Über alle Jahre gleich geblieben und auch in den verschiedenen Bestzungen zu hören ist Doldingers unverwechselbarer, klarer Ton. Er prägt bei dem Konzert in der Jovel Music Hall jedes Lied, sogar bei den Soli, obwohl er immer wieder zwischen dem Sopran- und Tenorsaxophon wechselt. Nur bei einem Lied gestattet er sich einen Abstecher in den gemäßigten Free-Jazz – und damit auch einen raueren Sound: „Abracadabra“. „Ewig nicht gespielt“ hatte er dieses Lied mit der komplexen Rhythmik, bevor er es für das neue Album neu aufnahm. Und man merkt ihm und der Band an, dass sie richtig Spaß daran haben, es zu spielen. So ein poly-rhythmisches Stück „kann man machen, man muss es vor allem gemeinsam machen“, sagt Doldinger. Das ist ihnen hervorragend gelungen und das Publikum dankt es mit dem stärksten Applaus des Abends für ein einzelnes Stück, sogar noch stärker als für die herrlich verjazzte Version seiner wohl berühmtesten Komposition, der „Tatort“-Melodie.

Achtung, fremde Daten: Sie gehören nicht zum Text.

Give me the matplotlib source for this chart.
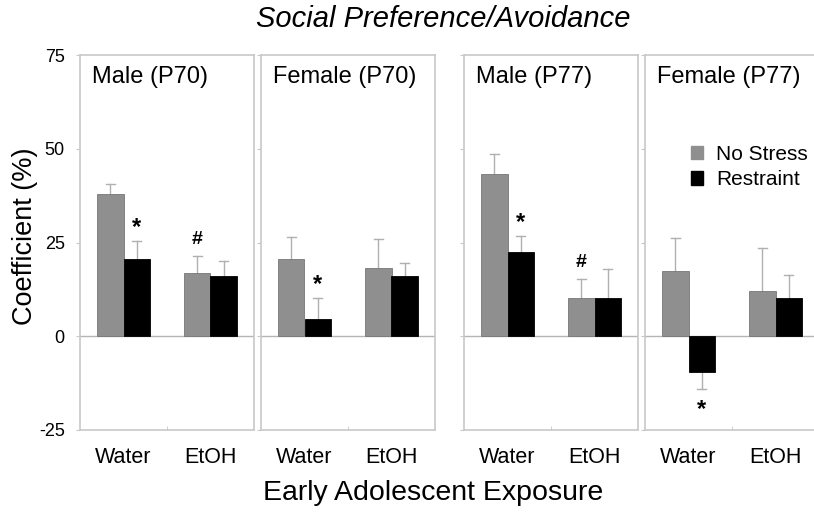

Bei der saß damals Udo Lindenberg am Schlagzeug, wie wahrscheinlich alle im Saal wissen. Schließlich gehörte er zur allerersten Besetzung von Passport. Klaus Doldinger war nun auch als Gastmusiker bei Udos Tournee-Auftakt in Gelsenkirchen dabei und hat dabei festgestellt, wie „gut diese Band groovt“. Und er gratuliert Steffi Stephan zu dem, was er hier in Münster aufgebaut hat, eben dem „Jovel“. Doldinger beendet den Abend nach gut zwei Stunden mit den Worten, dass er „stundenlang weiter erzählen könnte – oder auch spielen“. Und das klingt sogar glaubwürdig, denn das Alter von 80 Jahren merkt man ihm dabei überhaupt nicht an.